En 2019, Gildas faisait partie du Comité de médiation des sages et de prévention de la délinquance, plus connu sous le nom de « gilets jaunes ». Créée par le capitaine Chamassi en 2017, cette initiative avait disparu durant quelques temps avant de renaître en 2021, ses membres baptisés cette fois « parents-relais ». Le dispositif a été présenté le mois dernier au préfet, nous avons cette fois donné la parole à ces parents qui donnent de leur temps pour leurs enfants et ceux des autres.
De son côté, Gildas s’investissait au sein de l’association qu’il avait créé en 2017, «Bouge-toi pour ta santé ». À Kaweni, celle-ci rassemble encore aujourd’hui les jeunes du quartier autour d’activités comme le fitness ou la randonnée. « Je cherchais un moyen de protéger les enfants », se souvient Gildas. C’est donc tout naturellement qu’il devient parent-relais.
Peu à peu, Gildas fédère autour de lui plusieurs autres parents. « J’avais les contacts car les enfants font partie de l’association, précise-t-il. Et les parents acceptent car il s’agit de leurs enfants ». Depuis, plus d’une dizaine d’associations a reproduit ce concept.
À Kawéni, ce sont 11.000 élèves qui sont scolarisés. Plusieurs centaines de parents-relais assurent bénévolement, par leur présence, leur sécurité sur le chemin de l’école. Naibati en fait partie. « Avant d’être parent-relais, j’amenais moi-même mes enfants à l’école », confie-t-elle. À présent, elle s’occupe également de ceux des autres. « Dès qu’ils me voient quelque part, ils savent qu’ils sont en sécurité, même s’ils ne me connaissent pas ».
Trois jours par semaine, dès 6 heures du matin, Naibati est présente aux abords de l’école. Elle y reste toute la matinée, parfois jusqu’à 15 heures. « Pour les enfants, il y a une grande différence, constate-t-elle. Quand il n’y avait pas les parents-relais, tout le monde traversait sans faire attention aux voitures pour aller à l’école. C’était la pagaille ! Et quand certains conducteurs rentrent dans un village, ils ne font pas du tout attention ».
Mais il ne s’agit pas uniquement d’assurer la sécurité des enfants vis-à-vis des voitures. « On règle les conflits entre les jeunes, poursuit Naibati. Quand ils sortent, ils se chamaillent parfois, se bagarrent même ».
Lorsque certains jeunes posent problème, les parents-relais sont généralement capables de les reconnaître.
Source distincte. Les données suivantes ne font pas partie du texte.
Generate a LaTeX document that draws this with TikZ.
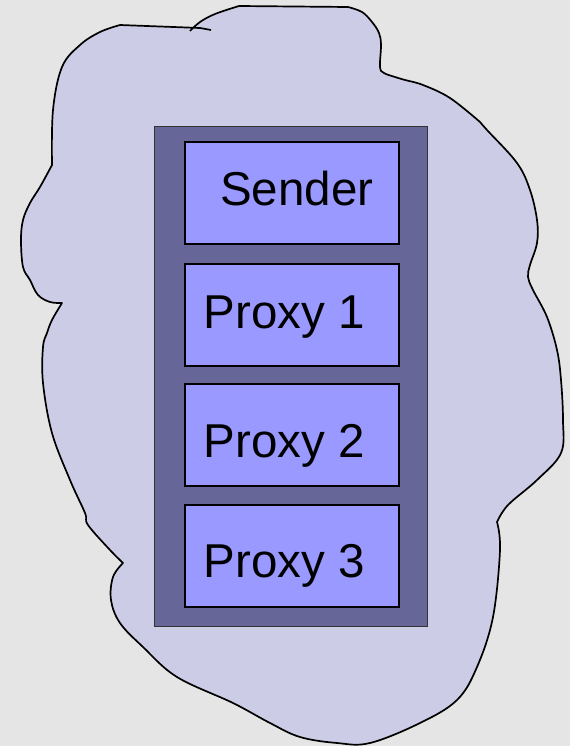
\documentclass[tikz,border=0pt]{standalone}
\usepackage{fontspec}
\setmainfont{Liberation Sans}
\definecolor{bgc}{HTML}{E5E5E5}
\definecolor{blobc}{HTML}{CCCCE6}
\definecolor{framec}{HTML}{666699}
\definecolor{boxc}{HTML}{9999FF}
\begin{document}
\begin{tikzpicture}[x=1pt,y=-1pt,
  blob/.style={draw=black,line width=1.7pt,fill=blobc,line join=round},
  frame/.style={draw=black!80,line width=1.2pt,fill=framec,rectangle,inner sep=0pt,anchor=north west},
  procbox/.style={draw=black,line width=1.7pt,fill=boxc,rectangle,inner sep=0pt,anchor=north west,minimum width=214pt,minimum height=102pt},
  lbl/.style={anchor=base west,inner sep=0pt,font=\fontsize{47.5}{52}\selectfont}]
\fill[bgc] (0,0) rectangle (570,746);
\useasboundingbox (0,0) rectangle (570,746);
% cloud outline
\draw[blob] plot[smooth,tension=0.6] coordinates {(190,31) (200,22) (215,14) (239,6)}
  -- (348,7)
  -- plot[smooth,tension=0.6] coordinates {(348,7) (362,12) (372,22) (379,33) (381,45) (380,67) (384,73) (395,77) (405,80) (423,85) (450,98) (480,122)}
  -- plot[smooth,tension=0.6] coordinates {(480,122) (487,130) (517,163) (530,190) (537,220) (537,243) (530,265) (528,277) (533,290) (547,317) (557,350) (561,380) (563,420) (561,453) (537,480) (508,505) (497,522)}
  -- plot[smooth,tension=0.6] coordinates {(497,522) (500,550) (493,617) (477,667) (457,700) (420,723) (370,743) (337,743) (300,737) (270,723) (233,703) (177,677) (143,647) (120,623) (111,600) (113,577) (123,563)}
  -- plot[smooth,tension=0.6] coordinates {(123,563) (110,550) (88,525) (85,513) (70,480) (52,433) (43,383) (43,347) (47,333) (52,320) (62,303)}
  -- plot[smooth,tension=0.6] coordinates {(62,303) (50,302) (38,295) (30,280) (23,267) (21,240) (23,220) (30,203) (40,187) (52,165)}
  -- plot[smooth,tension=0.6] coordinates {(52,165) (53,110) (62,67) (80,45) (100,32) (120,25)}
  -- (200,28) -- (211,30);
% frame and boxes
\node[frame,minimum width=273pt,minimum height=500pt] (frame) at (154,126) {};
\node[procbox] (sender) at (184,141) {};
\node[procbox] (p1) at (184,263) {};
\node[procbox] (p2) at (184,383) {};
\node[procbox] (p3) at (184,504) {};
\node[lbl] (tsender) at (220,205) {Sender};
\node[lbl] (tp1) at (203.5,328) {Proxy 1};
\node[lbl] (tp2) at (203.5,457) {Proxy 2};
\node[lbl] (tp3) at (203.5,577) {Proxy 3};
\end{tikzpicture}
\end{document}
Ils appellent Gildas, qui contacte les forces de l’ordre pour venir au domicile du jeune en question. « Vous n’êtes ni des policiers, ni des vigiles, ni des milices. Votre rôle consiste simplement à faire de la prévention et à aider à la solidarité à l’ancienne », avait affirmé à ce sujet Chaharoumani Chamassi aux volontaires rassemblés en mai dernier.
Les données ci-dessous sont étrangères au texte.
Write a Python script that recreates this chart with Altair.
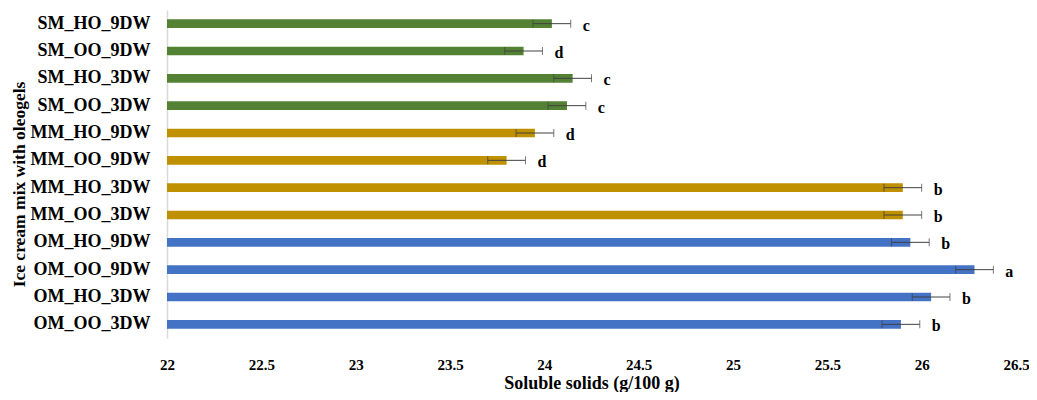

« Avant d’être parent-relais, je suis parent, témoigne Naibati. Si je vois les forces de l’ordre arriver chez moi, je me sens mal. Mais il faut bien qu’on règle le problème ensemble. Parfois on trouve des jeunes qui ne comprennent rien. On essaye de leur parler, certains parents s’énervent… Quand tu parles, tu dois être bien conscient de ce que tu vas dire ».
Malgré le temps très important qu’elle donne bénévolement, cette maman ne semble pas regretter son engagement. « J’apprends aussi, je fais connaissance. Je travaille en groupe, avec l’établissement, les profs, les enfants. Je ne perds pas mon temps », constate-t-elle.
Pour le moment, Gildas se trouve encore en recherche de nouveaux parents-relais, pour former des binômes. S’il se dit reconnaissant envers la commune qui les a aidés, il signale avoir toujours besoin de matériel de sécurité. De son côté, Naibati ne refuserait pas de quoi boire et se protéger du soleil, car les heures passées dehors restent parfois éprouvantes.
Quoiqu’il en soit, le dispositif semble ne plus avoir à prouver son efficacité « Les enfants se sentent en sécurité aujourd’hui, résume Gildas. Ils peuvent tranquillement sortir acheter un goûter par exemple, ce qui n’était pas le cas avant ».